= To be done =
Pick out each line of the records in which the word "React" appears.

= Given data =
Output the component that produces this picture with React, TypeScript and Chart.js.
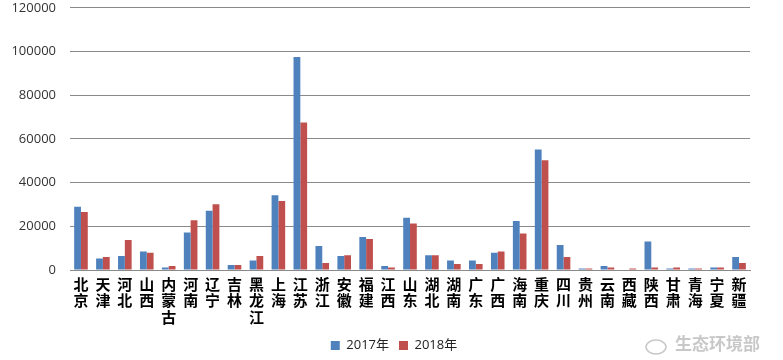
import React, { useEffect, useRef } from "react";
import { Chart, registerables } from "chart.js";

Chart.register(...registerables);

const provinces = [
  "北京", "天津", "河北", "山西", "内蒙古", "河南", "辽宁", "吉林", "黑龙江", "上海",
  "江苏", "浙江", "安徽", "福建", "江西", "山东", "湖北", "湖南", "广东", "广西",
  "海南", "重庆", "四川", "贵州", "云南", "西藏", "陕西", "甘肃", "青海", "宁夏", "新疆",
];

const values2017 = [
  29000, 5300, 6400, 8500, 1200, 17200, 27100, 2300, 4300, 34200,
  97500, 11000, 6400, 15100, 1800, 23900, 6800, 4300, 4300, 7900,
  22400, 55200, 11400, 700, 1800, 0, 13100, 700, 700, 1200, 5900,
];

const values2018 = [
  26500, 5900, 13700, 7900, 1800, 22800, 30100, 2300, 6400, 31600,
  67500, 3200, 6800, 14200, 1200, 21300, 6800, 2700, 2700, 8500,
  16700, 50200, 5900, 700, 1200, 700, 1200, 1200, 700, 1200, 3200,
];

const seriesNames = ["2017年", "2018年"];
const yTicks = [0, 20000, 40000, 60000, 80000, 100000, 120000];

const watermark = {
  id: "watermark",
  afterDraw(chart: any) {
    const ctx = chart.ctx;
    ctx.save();
    ctx.fillStyle = "rgba(190,190,190,0.85)";
    ctx.font = "bold 17px 'Noto Sans CJK SC'";
    ctx.textBaseline = "middle";
    ctx.textAlign = "left";
    ctx.fillText("生态环境部", 675, 344);
    ctx.strokeStyle = "rgba(190,190,190,0.85)";
    ctx.lineWidth = 1.5;
    ctx.beginPath();
    ctx.ellipse(656, 347, 10, 7, 0, 0, Math.PI * 2);
    ctx.stroke();
    ctx.restore();
  },
};

const shiftLegend = {
  id: "shiftLegend",
  afterLayout(chart: any) {
    if (chart.legend) {
      chart.legend.left += 19;
      chart.legend.right += 19;
      chart.legend.top += 2;
      chart.legend.bottom += 2;
    }
  },
};

export default function App() {
  const ref = useRef<HTMLCanvasElement>(null);
  useEffect(() => {
    document.body.style.margin = "0";
    const chart = new Chart(ref.current!, {
      type: "bar",
      data: {
        labels: provinces.map((p) => p.split("")),
        datasets: [
          { label: seriesNames[0], data: values2017, backgroundColor: "#4F81BD", categoryPercentage: 0.62, barPercentage: 1 },
          { label: seriesNames[1], data: values2018, backgroundColor: "#C0504D", categoryPercentage: 0.62, barPercentage: 1 },
        ],
      },
      options: {
        responsive: false,
        animation: false,
        layout: { padding: { left: 0, right: 33, top: 0, bottom: 0 } },
        plugins: {
          tooltip: { enabled: false },
          legend: {
            position: "bottom",
            labels: {
              boxWidth: 9,
              boxHeight: 9,
              padding: 10,
              color: "#222",
              font: { size: 13, family: "'Open Sans', 'Noto Sans CJK SC'" },
            },
          },
        },
        scales: {
          x: {
            grid: { display: false, drawTicks: false },
            border: { display: true, color: "#8a8a8a" },
            ticks: {
              autoSkip: false,
              maxRotation: 0,
              minRotation: 0,
              padding: 6,
              color: "#000",
              font: { size: 15, weight: "bold", family: "'Noto Sans CJK SC'", lineHeight: 1.1 },
            },
            afterFit: (s: any) => {
              s.height = 57;
            },
          },
          y: {
            min: 0,
            max: 120000,
            afterBuildTicks: (s: any) => {
              s.ticks = yTicks.map((v) => ({ value: v }));
            },
            grid: { color: "#8a8a8a", drawTicks: true, tickLength: 14, tickColor: "rgba(0,0,0,0)" },
            border: { display: false },
            ticks: {
              padding: 0,
              color: "#333",
              font: { size: 13, family: "'Open Sans'" },
              callback: (v: any) => String(v),
            },
            afterFit: (s: any) => {
              s.width = 70;
            },
          },
        },
      },
      plugins: [watermark, shiftLegend],
    });
    return () => chart.destroy();
  }, []);
  return (
    <div style={{ position: "absolute", left: 0, top: 0, width: 783, height: 360 }}>
      <canvas ref={ref} width={783} height={360} />
    </div>
  );
}
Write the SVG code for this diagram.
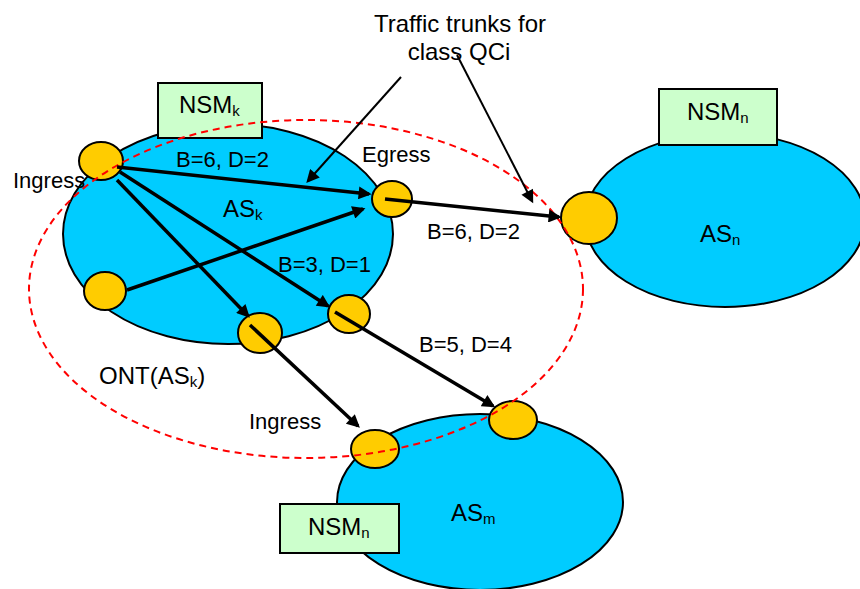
<svg xmlns="http://www.w3.org/2000/svg" width="860" height="589" viewBox="0 0 860 589">
<style>
.as{fill:#00CCFF;stroke:#000;stroke-width:2}
.pt{fill:#FFCC00;stroke:#000;stroke-width:2}
.nsm{fill:#CCFFCC;stroke:#000;stroke-width:2}
.ont{fill:none;stroke:#FF0000;stroke-width:2;stroke-dasharray:7 5}
.t24{font-family:"Liberation Sans",Arial,sans-serif;font-size:24px;fill:#000}
.t22{font-family:"Liberation Sans",Arial,sans-serif;font-size:22px;fill:#000}
.sub{font-size:15px}
.arr{stroke:#000;stroke-width:3.5;fill:none;marker-end:url(#ah)}
.ann{stroke:#000;stroke-width:2;fill:none;marker-end:url(#ah)}
</style>
<defs>
<marker id="ah" viewBox="0 0 10 10" refX="8" refY="5" markerWidth="14" markerHeight="13" markerUnits="userSpaceOnUse" orient="auto">
<path d="M0,0 L10,5 L0,10 z" fill="#000"/>
</marker>
</defs>
<rect width="860" height="589" fill="#fff"/>

<g id="ASk">
<ellipse class="as" cx="228" cy="234" rx="165" ry="110"/>
<text class="t24" x="223" y="217">AS<tspan class="sub" dy="3">k</tspan></text>
</g>
<g id="ASn">
<ellipse class="as" cx="725" cy="220" rx="140" ry="87"/>
<text class="t24" x="700" y="242">AS<tspan class="sub" dy="3">n</tspan></text>
</g>
<g id="ASm">
<ellipse class="as" cx="480" cy="502" rx="143" ry="88"/>
<text class="t24" x="451" y="521">AS<tspan class="sub" dy="3">m</tspan></text>
</g>

<g id="NSMk">
<rect class="nsm" x="158" y="83" width="104" height="55"/>
<text class="t24" x="179" y="113">NSM<tspan class="sub" dy="3">k</tspan></text>
</g>
<g id="NSMn-top">
<rect class="nsm" x="659" y="89" width="118" height="56"/>
<text class="t24" x="687" y="120">NSM<tspan class="sub" dy="3">n</tspan></text>
</g>
<g id="NSMn-bottom">
<rect class="nsm" x="280" y="504" width="119" height="49"/>
<text class="t24" x="308" y="535">NSM<tspan class="sub" dy="3">n</tspan></text>
</g>

<g id="ingress-k"><ellipse class="pt" cx="101" cy="161" rx="22" ry="19"/></g>
<g id="node-k-left"><ellipse class="pt" cx="105" cy="291" rx="21" ry="19"/></g>
<g id="egress-k"><ellipse class="pt" cx="392" cy="199" rx="20" ry="18"/></g>
<g id="node-k-bottom"><ellipse class="pt" cx="260" cy="333" rx="22" ry="20"/></g>
<g id="node-k-right"><ellipse class="pt" cx="349" cy="314" rx="21" ry="19"/></g>
<g id="ingress-n"><ellipse class="pt" cx="589" cy="218" rx="28" ry="26"/></g>
<g id="ingress-m"><ellipse class="pt" cx="375" cy="449" rx="24" ry="19"/></g>
<g id="egress-m"><ellipse class="pt" cx="513" cy="420" rx="24" ry="19"/></g>

<g id="ONT">
<ellipse class="ont" cx="306" cy="289" rx="277" ry="169"/>
<text class="t24" x="99" y="384">ONT(AS<tspan class="sub" dy="3">k</tspan><tspan dy="-3">)</tspan></text>
</g>

<g id="connectors">
<line class="arr" x1="117" y1="167" x2="369" y2="194"/>
<line class="arr" x1="120" y1="172" x2="328" y2="306"/>
<line class="arr" x1="117" y1="180" x2="248" y2="316"/>
<line class="arr" x1="127" y1="290" x2="363" y2="209"/>
<line class="arr" x1="385" y1="199" x2="559" y2="217"/>
<line class="arr" x1="335" y1="312" x2="493" y2="406"/>
<line class="arr" x1="250" y1="325" x2="358" y2="426"/>
<line class="ann" x1="401" y1="77" x2="308" y2="181"/>
<line class="ann" x1="457" y1="55" x2="532" y2="201"/>
</g>

<g id="labels">
<text class="t24" x="460" y="32" text-anchor="middle">Traffic trunks for</text>
<text class="t24" x="459" y="60" text-anchor="middle">class QCi</text>
<text class="t22" x="176" y="167">B=6, D=2</text>
<text class="t22" x="362" y="162">Egress</text>
<text class="t22" x="13" y="188">Ingress</text>
<text class="t22" x="427" y="239">B=6, D=2</text>
<text class="t22" x="278" y="272">B=3, D=1</text>
<text class="t22" x="419" y="352">B=5, D=4</text>
<text class="t22" x="249" y="429">Ingress</text>
</g>
</svg>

= Answer to the problem =
Output the component that produces this picture with React, TypeScript and Chart.js.
import React, { useEffect, useRef } from "react";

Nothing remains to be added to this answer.